Set operations are useful in a number of useful scenarios.
Sets are a mathematical construct that allows set operations
on
groups of values. In VQL sets are analogous to dictionaries with the
key being the set member and the values ignored (usually just set to
TRUE
). Set operations are emulated using dict addition and
subtraction.
For example consider the following VQL
// Convert a list into a dict for set operations
LET SET(LIST) = to_dict(item={
SELECT _value AS _key, TRUE AS _value FROM foreach(row=LIST)
})
// Convert a dict into a list of keys
LET KEYS(X) = items(item=X)._key
LET X <= SET(LIST=["A", "B"])
LET Y <= SET(LIST=["A", "C"])
SELECT X + Y AS Union,
KEYS(X=X+Y) AS UnionKeys,
X - Y AS Intersection,
KEYS(X=X-Y) AS IntersectionKeys,
X.A AS Membership,
get(field="A", item=X) AS Membership2
FROM scope()
In the above example, we define a helper function SET()
to create a
dict from an array by iterating over each element of the array, and
setting the value to TRUE.
A Set Union
operation is the combination of all keys in the first
set and the second set. This is achieved by adding the
dicts. Similarly a Set Difference
removes keys present in the second
set from the first set. This is implemented by subtracting the second
set from the first set.
Set membership check can be done by simply checking if the dict
contains the value. This can be done directly when the key name is
known in advance, or by using the get()
function to access the named
field.
An example use case is in responding to a number of distinct artifact collections. For example, for post processing the results of some collections.

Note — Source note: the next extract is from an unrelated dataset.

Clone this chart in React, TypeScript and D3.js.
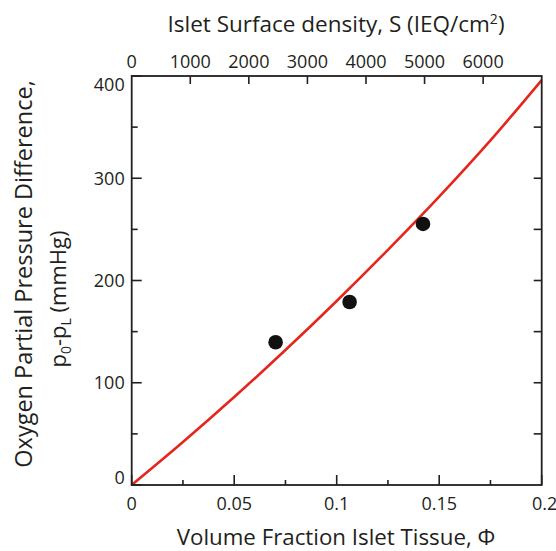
import React from "react";
import * as d3 from "d3";

const curveX = [0, 0.025, 0.05, 0.075, 0.1, 0.125, 0.15, 0.175, 0.2];
const curveY = [0, 42, 86, 132, 180, 230, 282, 337, 396];
const pointX = [0.0702, 0.1063, 0.1421];
const pointY = [139.6, 179, 255.3];
const bottomTicks = [0, 0.05, 0.1, 0.15, 0.2];
const bottomMinor = [0.025, 0.075, 0.125, 0.175];
const leftTicks = [0, 100, 200, 300, 400];
const leftMinor = [50, 150, 250, 350];
const rightTicks = [50, 100, 150, 200, 250, 300, 350];
const topTicks = [0, 1000, 2000, 3000, 4000, 5000, 6000];

const W = 556, H = 551;
const L = 131.7, R = 541.7, T = 76, B = 485;
const INK = "#231f20";
const FONT = "'Open Sans', sans-serif";

export default function App() {
  const x = d3.scaleLinear().domain([0, 0.2]).range([L, R]);
  const y = d3.scaleLinear().domain([0, 400]).range([B, T]);
  const xt = d3.scaleLinear().domain([0, 7000]).range([L, R]);
  const line = d3
    .line<number>()
    .x((_, i) => x(curveX[i]))
    .y((d) => y(d))
    .curve(d3.curveCatmullRom);
  const fmt = (v: number) => (v === 0 ? "0" : String(v));

  return (
    <svg width={W} height={H} style={{ position: "absolute", left: 0, top: 0, background: "#fff" }} fontFamily={FONT}>
      <rect x={0} y={0} width={W} height={H} fill="#fff" />
      <path d={line(curveY) || ""} fill="none" stroke="#e4261c" strokeWidth={2.6} />
      {pointX.map((px, i) => (
        <circle key={i} cx={x(px)} cy={y(pointY[i])} r={7.3} fill="#111" />
      ))}
      <rect x={L} y={T} width={R - L} height={B - T} fill="none" stroke={INK} strokeWidth={1.8} />
      {bottomTicks.map((t) => (
        <line key={"b" + t} x1={x(t)} x2={x(t)} y1={B} y2={B - 10} stroke={INK} strokeWidth={1.6} />
      ))}
      {bottomMinor.map((t) => (
        <line key={"bm" + t} x1={x(t)} x2={x(t)} y1={B} y2={B - 5} stroke={INK} strokeWidth={1.6} />
      ))}
      {bottomTicks.map((t) => (
        <text key={"bl" + t} x={x(t) + (t === 0.2 ? 3 : 0)} y={509.5} textAnchor="middle" fontSize={18} fill={INK}>
          {fmt(t)}
        </text>
      ))}
      {leftTicks.map((t) => (
        <line key={"l" + t} x1={L} x2={L + 10} y1={y(t)} y2={y(t)} stroke={INK} strokeWidth={1.6} />
      ))}
      {leftMinor.map((t) => (
        <line key={"lm" + t} x1={L} x2={L + 6} y1={y(t)} y2={y(t)} stroke={INK} strokeWidth={1.6} />
      ))}
      {leftTicks.map((t) => (
        <text
          key={"ll" + t}
          x={L - 7}
          y={y(t) + (t === 400 ? 9 : t === 0 ? -7 : 0)}
          dy="0.35em"
          textAnchor="end"
          fontSize={18}
          fill={INK}
        >
          {t}
        </text>
      ))}
      {rightTicks.map((t) => (
        <line key={"r" + t} x1={R} x2={R - 8} y1={y(t)} y2={y(t)} stroke={INK} strokeWidth={1.6} />
      ))}
      {topTicks.filter((t) => t > 0).map((t) => (
        <line key={"t" + t} x1={xt(t)} x2={xt(t)} y1={T} y2={T + 8} stroke={INK} strokeWidth={1.6} />
      ))}
      {topTicks.map((t) => (
        <text key={"tl" + t} x={xt(t)} y={67.5} textAnchor="middle" fontSize={18} fill={INK}>
          {t}
        </text>
      ))}
      <text x={336} y={31.5} textAnchor="middle" fontSize={22.5} fill={INK}>
        Islet Surface density, S (IEQ/cm<tspan dy={-8} fontSize={14}>2</tspan>
        <tspan dy={8}>)</tspan>
      </text>
      <text x={336} y={545} textAnchor="middle" fontSize={22.3} fill={INK}>
        Volume Fraction Islet Tissue, Φ
      </text>
      <g transform="translate(32,274) rotate(-90)">
        <text x={0} y={0} textAnchor="middle" fontSize={23.5} fill={INK}>
          Oxygen Partial Pressure Difference,
        </text>
      </g>
      <g transform="translate(66,299) rotate(-90)">
        <text x={0} y={0} textAnchor="middle" fontSize={22} fill={INK}>
          p<tspan dy={5} fontSize={14}>0</tspan>
          <tspan dy={-5}>-p</tspan>
          <tspan dy={5} fontSize={14}>L</tspan>
          <tspan dy={-5}> (mmHg)</tspan>
        </text>
      </g>
    </svg>
  );
}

Generally to respond to server events we need to write a
SERVER_EVENT
artifact that watches for certain events on the
server. In this case we watch for events from the
System.Flow.Completion
artifact, this artifact emits the flow object
from each flow containing a list of artifacts_with_results
.
LET SET(LIST) = to_dict(item={
SELECT _value AS _key, TRUE AS _value FROM foreach(row=LIST)
})
LET FlowsToWatch <= SET(LIST=["Generic.Client.Info/Users",
"Generic.Client.Info/WindowsInfo"])
SELECT Flow
FROM watch_monitoring(artifact="System.Flow.Completion")
WHERE any(items=Flow.artifacts_with_results, filter="x=>get(item=FlowsToWatch, field=x)")
The above query prepares a set into the variable FlowsToWatch
. The
query then filters out all flows except those that contain results
from the set of interest.
An alternative to the previous query is to use a regular expression (This solution is more flexible as it allows matching artifact names by regular expressions):
LET FlowsToWatch <= join(array=["Generic.Client.Info/Users",
"Generic.Client.Info/WindowsInfo"], sep="|")
SELECT Flow
FROM watch_monitoring(artifact="System.Flow.Completion")
WHERE Flow.artifacts_with_results =~ FlowsToWatch
This works because a regular expression match on an array is true if any of the members of the array match.